■ Problem description:
Return the lines from the line containing "The picture is" through the line containing "import plotly.graph_objects as go" exactly. No other line should appear in the answer.

[Data lines start]

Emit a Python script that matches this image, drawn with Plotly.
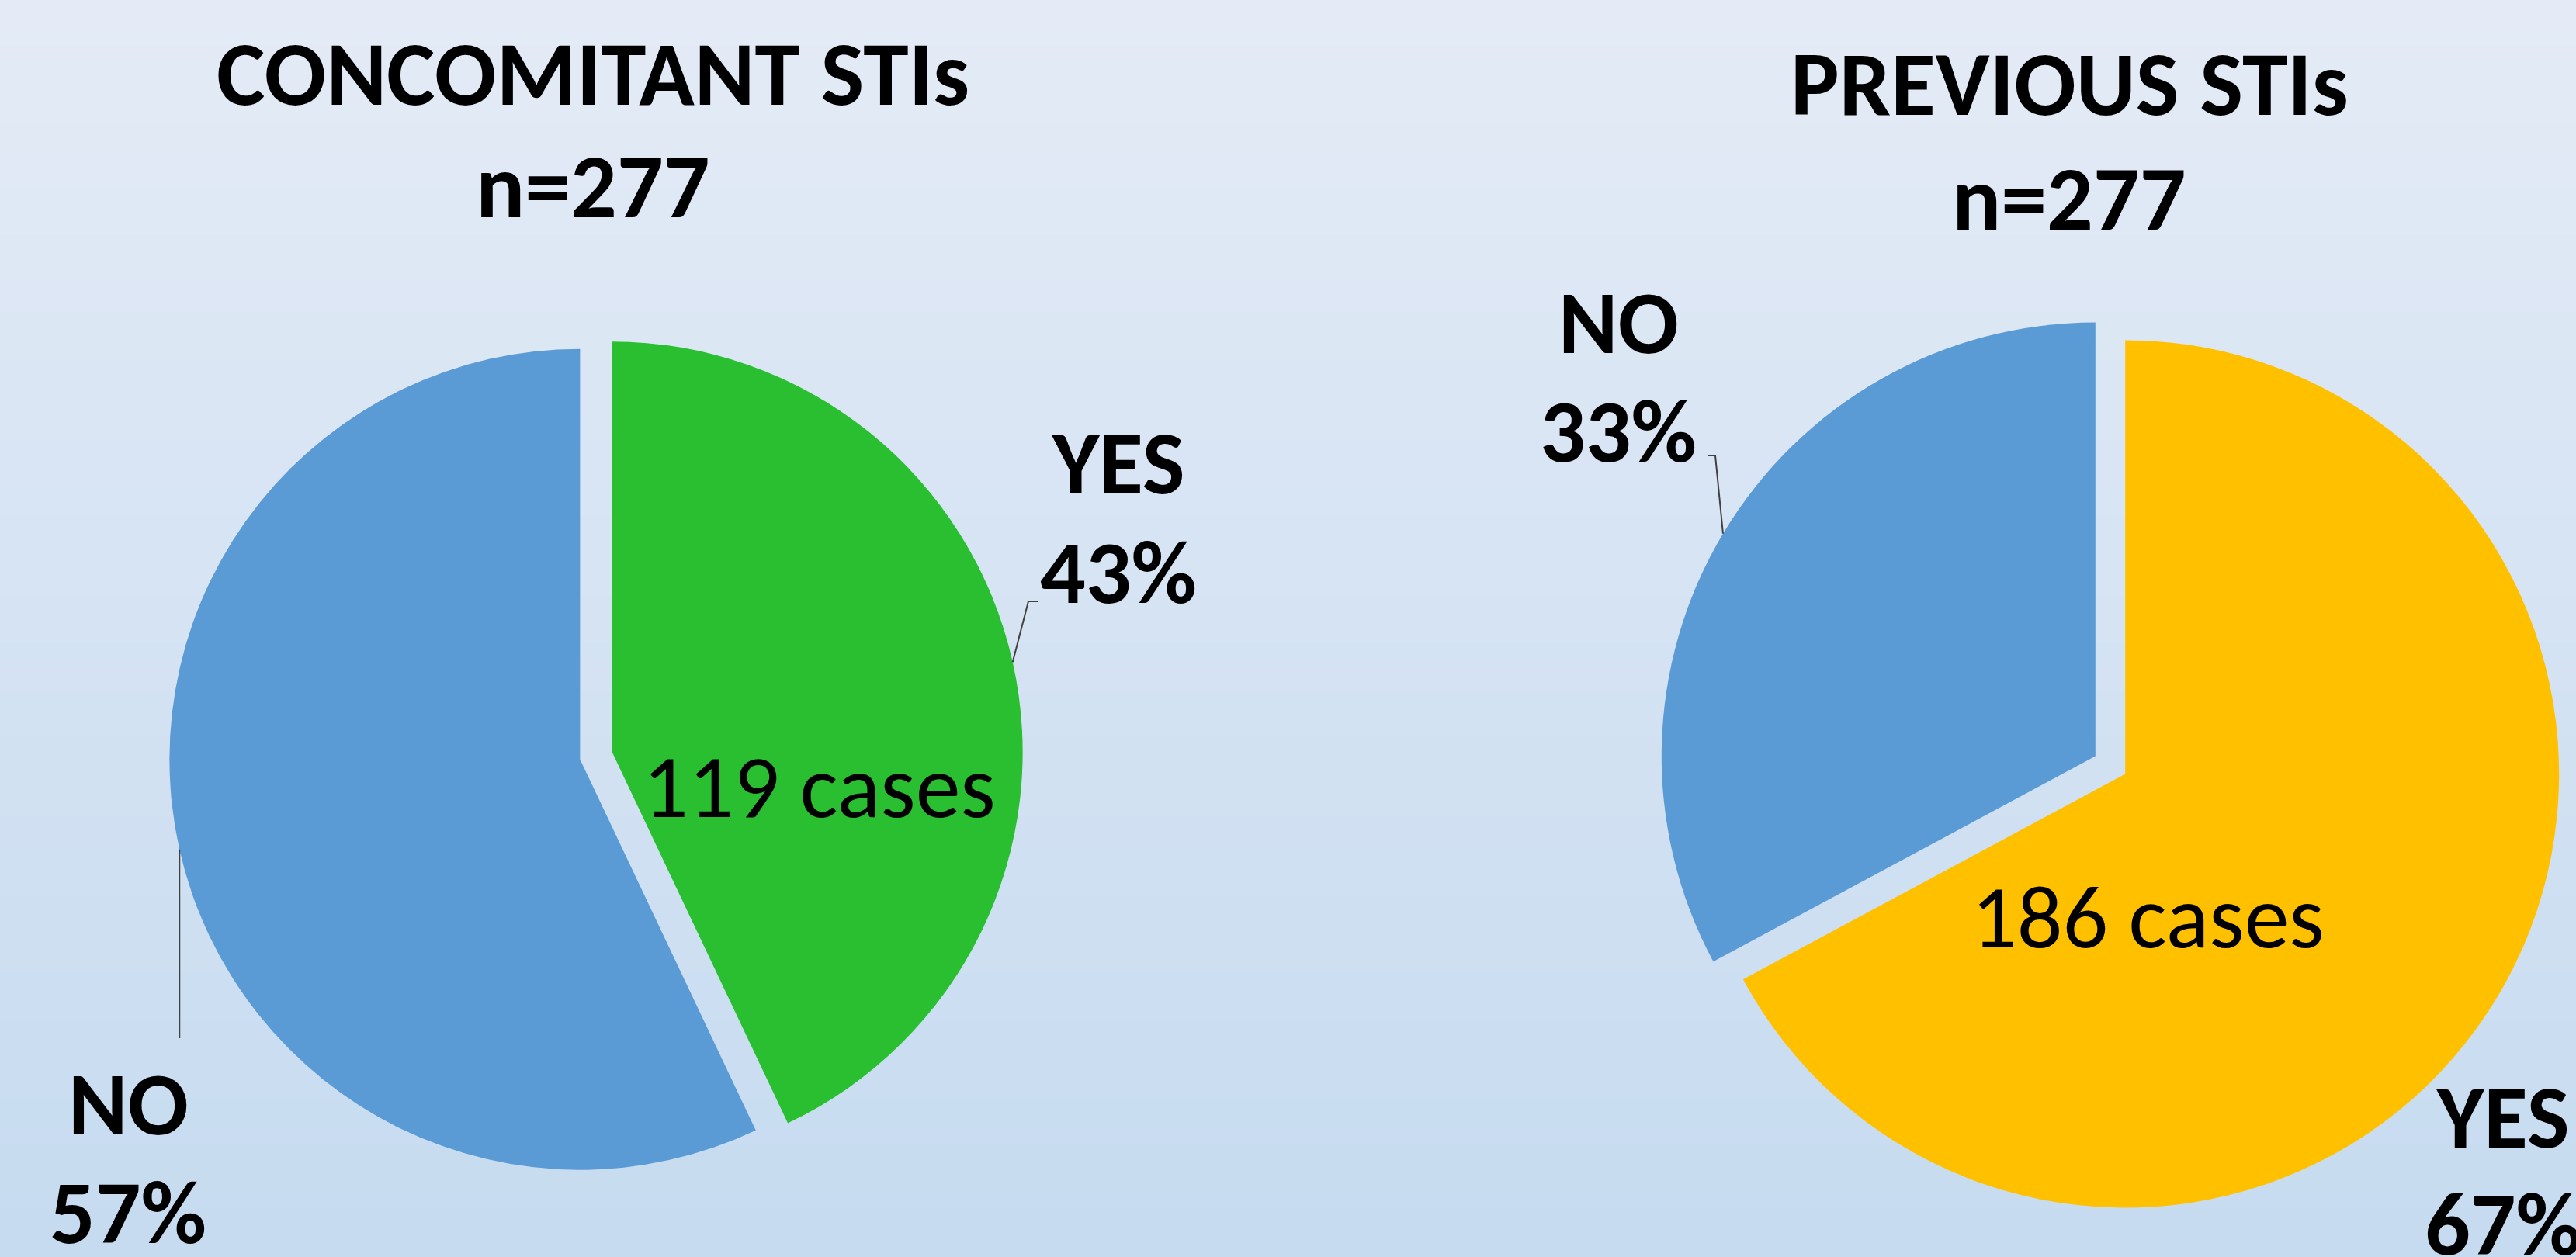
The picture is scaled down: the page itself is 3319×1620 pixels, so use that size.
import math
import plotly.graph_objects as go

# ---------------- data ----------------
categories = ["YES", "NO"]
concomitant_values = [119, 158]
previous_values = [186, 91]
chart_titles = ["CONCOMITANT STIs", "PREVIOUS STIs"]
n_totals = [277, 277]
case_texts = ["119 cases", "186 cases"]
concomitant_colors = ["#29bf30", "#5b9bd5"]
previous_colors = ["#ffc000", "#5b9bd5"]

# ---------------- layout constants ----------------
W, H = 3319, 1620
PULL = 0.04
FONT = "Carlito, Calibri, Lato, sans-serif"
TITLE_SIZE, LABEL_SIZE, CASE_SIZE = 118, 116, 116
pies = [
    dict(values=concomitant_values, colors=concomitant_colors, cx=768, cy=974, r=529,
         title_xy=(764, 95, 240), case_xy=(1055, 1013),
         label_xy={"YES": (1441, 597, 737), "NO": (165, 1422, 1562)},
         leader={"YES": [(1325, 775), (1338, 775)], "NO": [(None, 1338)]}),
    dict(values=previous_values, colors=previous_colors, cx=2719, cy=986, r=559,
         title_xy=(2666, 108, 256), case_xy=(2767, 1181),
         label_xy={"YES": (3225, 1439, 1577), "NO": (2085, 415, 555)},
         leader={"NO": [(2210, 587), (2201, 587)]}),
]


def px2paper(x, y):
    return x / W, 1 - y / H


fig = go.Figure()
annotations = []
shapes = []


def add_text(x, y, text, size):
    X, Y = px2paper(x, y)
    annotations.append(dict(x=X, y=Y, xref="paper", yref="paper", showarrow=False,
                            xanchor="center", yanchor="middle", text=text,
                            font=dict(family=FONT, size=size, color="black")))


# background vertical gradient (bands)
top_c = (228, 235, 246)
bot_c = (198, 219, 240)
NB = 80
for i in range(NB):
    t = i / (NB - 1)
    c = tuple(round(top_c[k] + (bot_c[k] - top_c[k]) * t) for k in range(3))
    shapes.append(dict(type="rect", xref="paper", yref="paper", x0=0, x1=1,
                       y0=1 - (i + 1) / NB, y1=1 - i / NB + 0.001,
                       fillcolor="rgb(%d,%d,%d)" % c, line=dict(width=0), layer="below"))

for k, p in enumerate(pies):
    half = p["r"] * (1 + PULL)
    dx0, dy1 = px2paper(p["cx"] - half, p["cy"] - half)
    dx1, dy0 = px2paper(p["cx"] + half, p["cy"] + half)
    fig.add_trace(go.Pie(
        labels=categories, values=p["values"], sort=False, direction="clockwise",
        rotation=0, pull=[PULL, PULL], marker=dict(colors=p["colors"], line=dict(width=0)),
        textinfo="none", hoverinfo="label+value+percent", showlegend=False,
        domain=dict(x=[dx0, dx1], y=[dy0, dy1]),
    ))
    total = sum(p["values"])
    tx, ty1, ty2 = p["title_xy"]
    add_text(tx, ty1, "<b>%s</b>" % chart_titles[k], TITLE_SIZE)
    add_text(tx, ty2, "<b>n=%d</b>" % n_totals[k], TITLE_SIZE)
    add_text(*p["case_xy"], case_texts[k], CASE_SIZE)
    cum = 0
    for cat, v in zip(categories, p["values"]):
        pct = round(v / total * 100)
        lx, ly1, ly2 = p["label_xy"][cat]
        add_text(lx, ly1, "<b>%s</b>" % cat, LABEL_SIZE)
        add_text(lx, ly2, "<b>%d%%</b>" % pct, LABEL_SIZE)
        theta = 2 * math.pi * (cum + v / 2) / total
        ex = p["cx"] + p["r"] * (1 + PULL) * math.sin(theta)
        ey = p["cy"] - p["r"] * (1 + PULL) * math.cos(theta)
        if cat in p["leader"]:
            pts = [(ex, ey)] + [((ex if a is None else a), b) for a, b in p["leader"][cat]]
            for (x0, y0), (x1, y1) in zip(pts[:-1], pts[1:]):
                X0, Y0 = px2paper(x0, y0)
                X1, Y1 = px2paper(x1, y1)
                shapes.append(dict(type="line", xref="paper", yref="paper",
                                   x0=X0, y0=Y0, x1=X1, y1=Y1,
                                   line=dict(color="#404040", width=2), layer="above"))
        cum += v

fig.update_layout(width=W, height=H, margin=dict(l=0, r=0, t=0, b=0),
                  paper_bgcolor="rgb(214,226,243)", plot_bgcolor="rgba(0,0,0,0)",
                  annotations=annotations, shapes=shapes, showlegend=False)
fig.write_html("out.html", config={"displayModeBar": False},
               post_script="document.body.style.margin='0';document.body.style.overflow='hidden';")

[Data lines end]

■ Finished task:
The picture is scaled down: the page itself is 3319×1620 pixels, so use that size.
import math
import plotly.graph_objects as go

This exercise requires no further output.